**Set exercise:** Using the data below, output the first line and every line after it up to and including the line containing "from matplotlib.ticker import", exactly as written and with nothing added.

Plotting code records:
# # # # # # #

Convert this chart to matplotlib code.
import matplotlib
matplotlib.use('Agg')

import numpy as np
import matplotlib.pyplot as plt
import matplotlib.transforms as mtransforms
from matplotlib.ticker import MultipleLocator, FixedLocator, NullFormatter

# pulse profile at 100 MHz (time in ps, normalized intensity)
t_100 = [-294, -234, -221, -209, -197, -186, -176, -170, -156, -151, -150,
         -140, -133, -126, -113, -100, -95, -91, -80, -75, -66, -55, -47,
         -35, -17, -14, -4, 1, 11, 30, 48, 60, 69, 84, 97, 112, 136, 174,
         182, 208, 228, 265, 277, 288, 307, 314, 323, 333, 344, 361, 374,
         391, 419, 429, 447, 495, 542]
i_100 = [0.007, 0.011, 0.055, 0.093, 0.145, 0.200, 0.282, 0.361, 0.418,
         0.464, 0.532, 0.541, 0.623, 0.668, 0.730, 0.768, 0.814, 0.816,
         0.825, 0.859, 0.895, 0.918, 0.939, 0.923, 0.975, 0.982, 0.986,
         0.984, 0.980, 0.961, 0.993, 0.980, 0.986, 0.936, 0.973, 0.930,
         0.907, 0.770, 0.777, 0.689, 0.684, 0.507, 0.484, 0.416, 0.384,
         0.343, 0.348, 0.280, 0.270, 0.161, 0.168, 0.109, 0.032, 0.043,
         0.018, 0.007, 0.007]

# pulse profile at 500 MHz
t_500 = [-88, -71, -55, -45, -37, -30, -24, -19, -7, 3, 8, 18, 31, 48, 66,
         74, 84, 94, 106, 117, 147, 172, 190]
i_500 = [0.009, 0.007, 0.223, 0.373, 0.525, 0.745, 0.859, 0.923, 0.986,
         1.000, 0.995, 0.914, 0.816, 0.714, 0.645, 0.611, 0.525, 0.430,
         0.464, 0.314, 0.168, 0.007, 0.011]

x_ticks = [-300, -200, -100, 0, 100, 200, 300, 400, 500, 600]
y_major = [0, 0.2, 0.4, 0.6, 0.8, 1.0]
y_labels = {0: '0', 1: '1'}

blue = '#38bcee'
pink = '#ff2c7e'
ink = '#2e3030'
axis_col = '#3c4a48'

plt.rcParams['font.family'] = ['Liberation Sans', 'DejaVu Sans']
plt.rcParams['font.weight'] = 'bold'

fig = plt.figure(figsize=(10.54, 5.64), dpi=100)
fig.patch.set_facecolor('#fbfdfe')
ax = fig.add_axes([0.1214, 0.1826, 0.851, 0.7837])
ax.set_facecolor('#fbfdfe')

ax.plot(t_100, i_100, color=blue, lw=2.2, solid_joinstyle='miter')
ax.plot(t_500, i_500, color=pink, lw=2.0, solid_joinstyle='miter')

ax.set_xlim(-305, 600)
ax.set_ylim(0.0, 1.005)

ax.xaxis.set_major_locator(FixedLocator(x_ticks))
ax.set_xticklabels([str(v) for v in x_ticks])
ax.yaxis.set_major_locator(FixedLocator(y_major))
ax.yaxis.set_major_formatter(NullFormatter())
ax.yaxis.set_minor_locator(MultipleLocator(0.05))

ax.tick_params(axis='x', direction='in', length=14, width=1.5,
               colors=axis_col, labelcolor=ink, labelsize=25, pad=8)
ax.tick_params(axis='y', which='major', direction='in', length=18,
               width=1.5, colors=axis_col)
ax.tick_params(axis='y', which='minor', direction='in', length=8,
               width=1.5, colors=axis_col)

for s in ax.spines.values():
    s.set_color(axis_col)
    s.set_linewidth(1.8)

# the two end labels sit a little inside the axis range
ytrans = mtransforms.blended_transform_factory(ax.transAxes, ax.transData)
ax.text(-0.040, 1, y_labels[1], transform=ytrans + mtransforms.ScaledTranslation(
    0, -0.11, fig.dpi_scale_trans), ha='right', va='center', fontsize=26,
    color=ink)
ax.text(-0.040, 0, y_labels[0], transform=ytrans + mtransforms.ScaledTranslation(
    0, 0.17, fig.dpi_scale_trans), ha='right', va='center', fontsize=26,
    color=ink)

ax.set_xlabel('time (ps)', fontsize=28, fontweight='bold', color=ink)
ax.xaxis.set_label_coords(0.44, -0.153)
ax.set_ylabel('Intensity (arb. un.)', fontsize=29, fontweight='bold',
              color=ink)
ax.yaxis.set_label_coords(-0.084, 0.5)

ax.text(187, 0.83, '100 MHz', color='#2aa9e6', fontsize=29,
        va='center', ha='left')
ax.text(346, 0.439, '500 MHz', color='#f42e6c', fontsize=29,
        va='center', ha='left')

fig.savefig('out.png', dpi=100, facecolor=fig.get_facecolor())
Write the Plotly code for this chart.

# # # # # # #

**Answer in full:**
Convert this chart to matplotlib code.
import matplotlib
matplotlib.use('Agg')

import numpy as np
import matplotlib.pyplot as plt
import matplotlib.transforms as mtransforms
from matplotlib.ticker import MultipleLocator, FixedLocator, NullFormatter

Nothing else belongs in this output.